Opinión

Chicas con pecas

YO CONOCÍ Good vibrations, de los Beach Boys, una de las canciones más caras de la historia, por el anuncio de Bitter Kas. No fue la única. Como casi toda mi generación, también conocí el reggae, a Bob Marley y a sus Three little birds por el anuncio de Lois. Además, en misa aprendíamos y cantamos canciones que luego resultaron ser Blowing in the wind, de Dylan, o Los sonidos del silencio, de Simón —así, como suena— y Garfunkel.

El anuncio de Bitter Kas era cortito, tan solo veinticuatro segundos, y en él aparecían unos chicos haciendo windsurf entre las olas. Y luego, un vasito raro con hielo donde se servía la amarga y roja bebida. La música era ese sensacional inicio de la canción, aunque por exigencias del guion se abreviaba y saltaba enseguida al estribillo, que hablaba del sabor y la gente biterkás.

Tíos cachas que hacían cosas increíbles como hablar en inglés, navegar sobre una tabla o cantar

Estos días he puesto un cedé de los hermanos Wilson y compañía —por cierto, tan solo el primo Dennis, el batería, hacía surf— y me he quedado dándole vueltas a ese tema, a esos coros del principio, y a por qué, con independencia de su genialidad musical, me resultan tan sugerentes, tan atractivos. Y he pensado en aquel anuncio, que es del año 1984 —tenía yo 14— y lo he vuelto a ver. Y sin duda la música, como tantas otras elegidas por la marca vasca, era un acierto, y las imágenes tampoco estaban mal, pero había algo más.

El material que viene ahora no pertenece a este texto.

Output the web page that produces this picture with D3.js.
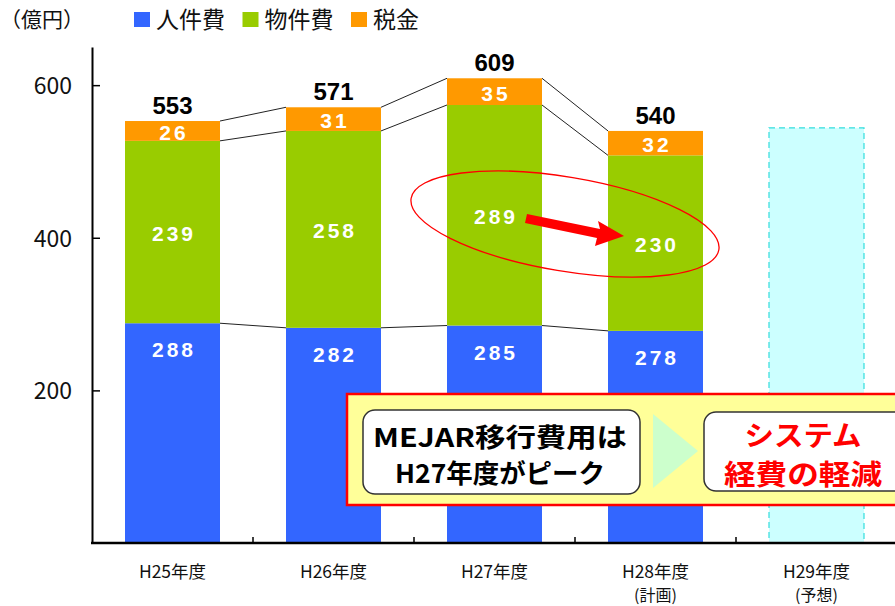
<!DOCTYPE html>
<html>
<head>
<meta charset="utf-8">
<script src="https://cdn.jsdelivr.net/npm/d3@7"></script>
<style>
  body { margin: 0; background: #fff; }
  text { font-family: "Noto Sans CJK JP", sans-serif; }
  .num { font-family: "Liberation Sans", Arial, sans-serif; }
</style>
</head>
<body>
<div id="chart"></div>
<script>
// data (億円)
var years = ["H25年度", "H26年度", "H27年度", "H28年度", "H29年度"];
var subLabels = ["", "", "", "(計画)", "(予想)"];
var seriesNames = ["人件費", "物件費", "税金"];
var personnel = [288, 282, 285, 278];
var material = [239, 258, 289, 230];
var tax = [26, 31, 35, 32];
var totals = [553, 571, 609, 540];
var forecast = [544];   // H29, outline only
var yTicks = [200, 400, 600];

var colors = ["#3366ff", "#99cc00", "#ff9900"];

var W = 895, H = 606;
var svg = d3.select("#chart").append("svg").attr("width", W).attr("height", H);

var rows = personnel.map(function(d, i) {
  return {year: years[i], p: d, m: material[i], t: tax[i]};
});
var stack = d3.stack().keys(["p", "m", "t"])(rows);

var x = d3.scaleBand().domain(years).range([92, 897]).paddingInner(0.41).paddingOuter(0.205);
var y = d3.scaleLinear().domain([0, 650]).range([543, 47]);

// forecast bar (H29)
svg.selectAll(".fc").data(forecast).enter().append("rect")
  .attr("x", x("H29年度")).attr("width", x.bandwidth())
  .attr("y", d => y(d)).attr("height", d => y(0) - y(d))
  .attr("fill", "#ccffff").attr("stroke", "#33dddd")
  .attr("stroke-width", 1.2).attr("stroke-dasharray", "6,4");

// stacked bars
var layer = svg.selectAll(".layer").data(stack).enter().append("g")
  .attr("fill", (d, i) => colors[i]);
layer.selectAll("rect").data(d => d).enter().append("rect")
  .attr("x", d => x(d.data.year)).attr("width", x.bandwidth())
  .attr("y", d => y(d[1])).attr("height", d => y(d[0]) - y(d[1]));

// connector lines between bars
stack.forEach(function(s) {
  for (var i = 0; i < s.length - 1; i++) {
    svg.append("line")
      .attr("x1", x(years[i]) + x.bandwidth()).attr("y1", y(s[i][1]))
      .attr("x2", x(years[i + 1])).attr("y2", y(s[i + 1][1]))
      .attr("stroke", "#222").attr("stroke-width", 1);
  }
});

// value labels
stack.forEach(function(s, k) {
  svg.selectAll(".v" + k).data(s).enter().append("text")
    .attr("class", "num")
    .attr("x", d => x(d.data.year) + x.bandwidth() / 2 + 1.5)
    .attr("y", function(d) {
      if (k == 0) return y(d[1]) + 26 + 8;
      return (y(d[0]) + y(d[1])) / 2 + 9;
    })
    .attr("text-anchor", "middle")
    .attr("fill", "#fff").attr("font-weight", "bold")
    .attr("font-size", 21).attr("letter-spacing", 3)
    .text(d => d[1] - d[0]);
});

// totals
svg.selectAll(".tot").data(totals).enter().append("text")
  .attr("class", "num")
  .attr("x", (d, i) => x(years[i]) + x.bandwidth() / 2)
  .attr("y", d => y(d) - 7)
  .attr("text-anchor", "middle").attr("font-weight", "bold").attr("font-size", 24)
  .text(d => d);

// y axis
var yAxis = svg.append("g").attr("transform", "translate(92,0)")
  .call(d3.axisLeft(y).tickValues(yTicks).tickSizeInner(-8).tickSizeOuter(0).tickPadding(20));
yAxis.select(".domain").attr("stroke", "#000").attr("stroke-width", 2);
yAxis.selectAll(".tick line").attr("stroke", "#000").attr("stroke-width", 1.5);
yAxis.selectAll(".tick text").attr("font-family", "Liberation Sans, Arial, sans-serif")
  .attr("font-size", 23).attr("fill", "#111").attr("dy", "0.36em");

// x axis
svg.append("line").attr("x1", 91).attr("x2", W).attr("y1", y(0)).attr("y2", y(0))
  .attr("stroke", "#000").attr("stroke-width", 2.5);
svg.selectAll(".xt").data(years.slice(0, 4)).enter().append("line")
  .attr("x1", d => x(d) + x.bandwidth() + (x.step() - x.bandwidth()) / 2)
  .attr("x2", d => x(d) + x.bandwidth() + (x.step() - x.bandwidth()) / 2)
  .attr("y1", y(0) - 6).attr("y2", y(0))
  .attr("stroke", "#000").attr("stroke-width", 1.5);
svg.selectAll(".xl").data(years).enter().append("text")
  .attr("x", d => x(d) + x.bandwidth() / 2).attr("y", 577.5)
  .attr("text-anchor", "middle").attr("font-size", 17.5).attr("fill", "#111")
  .text(d => d);
svg.selectAll(".xs").data(subLabels).enter().append("text")
  .attr("x", (d, i) => x(years[i]) + x.bandwidth() / 2).attr("y", 601)
  .attr("text-anchor", "middle").attr("font-size", 16).attr("fill", "#111")
  .text(d => d);

// ellipse + arrow around 物件費 drop
svg.append("ellipse")
  .attr("cx", 565).attr("cy", 224).attr("rx", 156).attr("ry", 47)
  .attr("transform", "rotate(9.5,565,224)")
  .attr("fill", "none").attr("stroke", "#ff0000").attr("stroke-width", 1.3);
svg.append("polygon")
  .attr("points", "527,214 600,229 598,221 624,236 595,246 597,238 525,223")
  .attr("fill", "#ff0000");

// legend
svg.append("text").attr("x", 0).attr("y", 27).attr("font-size", 21).attr("fill", "#111")
  .text("（億円）");
var leg = svg.selectAll(".leg").data(seriesNames).enter().append("g")
  .attr("transform", (d, i) => "translate(" + (134 + i * 108.5) + ",0)");
leg.append("rect").attr("y", 12).attr("width", 16).attr("height", 15)
  .attr("fill", (d, i) => colors[i]);
leg.append("text").attr("x", 22).attr("y", 28).attr("font-size", 23).attr("fill", "#111")
  .text(d => d);

// callout box
svg.append("rect").attr("x", 347).attr("y", 394).attr("width", 560).attr("height", 111)
  .attr("fill", "#ffff99").attr("stroke", "#ff0000").attr("stroke-width", 2.5);
svg.append("rect").attr("x", 363).attr("y", 410).attr("width", 277).attr("height", 84)
  .attr("rx", 12).attr("fill", "#fff").attr("stroke", "#333").attr("stroke-width", 1.5);
svg.append("polygon").attr("points", "653,414 698,451 653,488").attr("fill", "#ccffcc");
svg.append("rect").attr("x", 704).attr("y", 412).attr("width", 230).attr("height", 79)
  .attr("rx", 12).attr("fill", "#fff").attr("stroke", "#333").attr("stroke-width", 1.5);

var leftLines = [["MEJAR移行費用は", 447, 254], ["H27年度がピーク", 483, 210]];
leftLines.forEach(function(l) {
  svg.append("text").attr("x", 500).attr("y", l[1]).attr("text-anchor", "middle")
    .attr("font-size", 26).attr("font-weight", "bold").attr("fill", "#000")
    .attr("textLength", l[2]).attr("lengthAdjust", "spacingAndGlyphs")
    .text(l[0]);
});
var rightLines = [["システム", 446, 117], ["経費の軽減", 485, 158]];
rightLines.forEach(function(l) {
  svg.append("text").attr("x", 803).attr("y", l[1]).attr("text-anchor", "middle")
    .attr("font-size", 28).attr("font-weight", "bold").attr("fill", "#ff0000")
    .attr("textLength", l[2]).attr("lengthAdjust", "spacingAndGlyphs")
    .text(l[0]);
});
</script>
</body>
</html>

El resultado era más que la suma de los ingredientes más evidentes, era un ejemplo de sinergia en una época en la que no sabíamos lo que era eso, un resorte que hacía despertar otra cosa.

Lo veo y me doy cuenta de que allí había sin duda algo sexual. Buceo un poco en lo que queda de la mente de aquel adolescente y creo ver imágenes de chicas americanas. Chicas riéndose a la orilla de un mar dorado o alrededor de una hoguera de noche en la playa, en vaqueros o en biquini. Chicas rubias con pecas. Una, al sonreír, se muerde un poco el labio inferior. Junto a ellas, tíos cachas que hacían cosas increíbles como hablar en inglés, navegar sobre una tabla o cantar. Cosas que yo nunca podría hacer y que les permitían estar con mujeres como yo nunca conocería. Porque eso era lo fundamental: que todo —el surf, los músculos, el sol, esa playa, esa hoguera y la noche californiana—, pero sobre todo aquellas chicas de melena trigueña, sobre todo sus pecas, eran inaccesibles. Un paraíso inalcanzable. Tanto más paraíso cuanto más inalcanzable.